Skip to Content, Navigation, or Footer.

Sheehy '07 defeats long odds to complete stellar fencing career

When John Sheehy '07 fenced his last bout for Brown, there was no grand finale. When he ended his fourth and final season as a Bears epeeist with an 11th-place finish in the C pool at the Intercollegiate Fencing Association Championships, there was no celebration befitting the end of a career.

But to Sheehy, fencing goes beyond tournament results. When Sheehy was 13, he injured his neck while diving off a dock. Due to a spinal cord injury at the C4 level, Sheehy now walks with a limp and has limited control of his left hand.

Despite the odds, Sheehy joined the Brown fencing team as a walk-on during his freshman year.
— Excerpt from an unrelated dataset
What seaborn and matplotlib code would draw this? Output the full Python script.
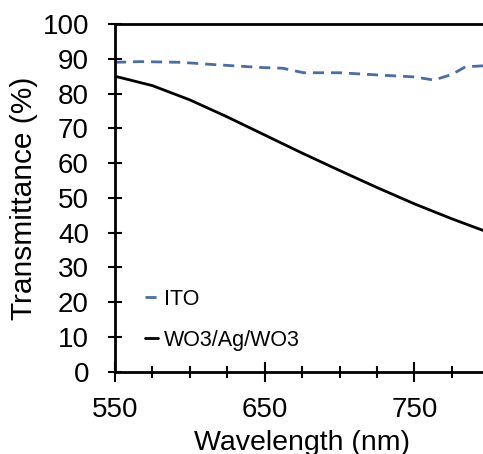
import pandas as pd
import matplotlib.pyplot as plt
import seaborn as sns
from matplotlib.ticker import MultipleLocator, FixedLocator

# ------------------------------
# Data
# ------------------------------
ito_wl = [550, 567, 594, 614, 648, 662, 676, 700, 728, 750, 763, 775, 784, 800]
ito_t = [89.0, 89.2, 89.0, 88.4, 87.5, 87.3, 86.0, 86.0, 85.3, 84.8, 83.9, 85.5, 87.7, 88.1]

wag_wl = [550, 575, 600, 625, 650, 675, 700, 725, 750, 775, 800]
wag_t = [85.0, 82.3, 78.2, 73.3, 68.1, 62.9, 57.9, 53.0, 48.3, 44.0, 40.0]

series_names = ["ITO", "WO3/Ag/WO3"]
x_major_ticks = [550, 650, 750]

df = pd.concat([
    pd.DataFrame({"wl": ito_wl, "T": ito_t, "sample": series_names[0]}),
    pd.DataFrame({"wl": wag_wl, "T": wag_t, "sample": series_names[1]}),
], ignore_index=True)

# ------------------------------
# Figure
# ------------------------------
sns.set_style("white")
plt.rcParams['font.family'] = ['Liberation Sans', 'DejaVu Sans']
plt.rcParams['text.color'] = 'black'
plt.rcParams['axes.labelcolor'] = 'black'

fig = plt.figure(figsize=(4.83, 4.54), dpi=100)
ax = fig.add_axes([0.238, 0.181, 0.775, 0.766])

palette = {"ITO": "#4a6ca8", "WO3/Ag/WO3": "black"}
sns.lineplot(data=df, x="wl", y="T", hue="sample", style="sample",
             palette=palette, dashes={"ITO": (4, 2.5), "WO3/Ag/WO3": ""},
             linewidth=2, ax=ax, estimator=None, sort=True)

ax.set_xlim(550, 800)
ax.set_ylim(0, 100)
ax.xaxis.set_major_locator(FixedLocator(x_major_ticks))
ax.xaxis.set_minor_locator(MultipleLocator(25))
ax.yaxis.set_major_locator(MultipleLocator(10))
ax.tick_params(axis="both", which="both", direction="inout", width=1.5,
               labelsize=20, color="black", labelcolor="black")
ax.tick_params(axis="y", which="major", length=9.5, left=True, pad=14)
ax.tick_params(axis="x", which="major", length=14, bottom=True, pad=11)
ax.tick_params(axis="x", which="minor", length=9, bottom=True)

for side in ["left", "bottom", "top"]:
    ax.spines[side].set_visible(True)
    ax.spines[side].set_color("black")
    ax.spines[side].set_linewidth(2)
ax.spines["right"].set_visible(False)

ax.set_xlabel("Wavelength (nm)", fontsize=20.5, labelpad=5)
ax.set_ylabel("Transmittance (%)", fontsize=21.5, labelpad=3)

leg = ax.legend(loc="lower left", bbox_to_anchor=(0.08, 0.06), frameon=False,
                fontsize=15.5, handlelength=0.6, handletextpad=0.3,
                labelspacing=0.95, borderpad=0, borderaxespad=0)

fig.savefig("out.png", dpi=100)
He has fenced for the team ever since and became an integral member of the team along the way.

After finishing the IFA Championships last month, Sheehy's fencing career has come to a close. There was no brass band to accompany his exit, but the lack of fanfare did not matter to Sheehy.

"Fencing isn't really a sport where there's an opportunity for that to be recognized," he said. "You fence your last bout, and it just happens to be the last one you fence because you're not qualifying to the next level. So, you're done, you're looking around and your team's kind of scattered around, and you think, okay, that's cool."

Despite spending the last four years fencing at Brown, Sheehy's first love growing up was another sport.

From a young age, Sheehy played in the top ranks of junior hockey in Massachusetts. As a goalie, he played Triple A hockey with several players who were drafted into the NHL. Sheehy said he was he was too young to have his hockey future projected with any certainty, but needless to say, he showed lots of promise in the rink. A week before he got hurt, he played in a Triple A tournament with his team and recorded five shutouts in six games.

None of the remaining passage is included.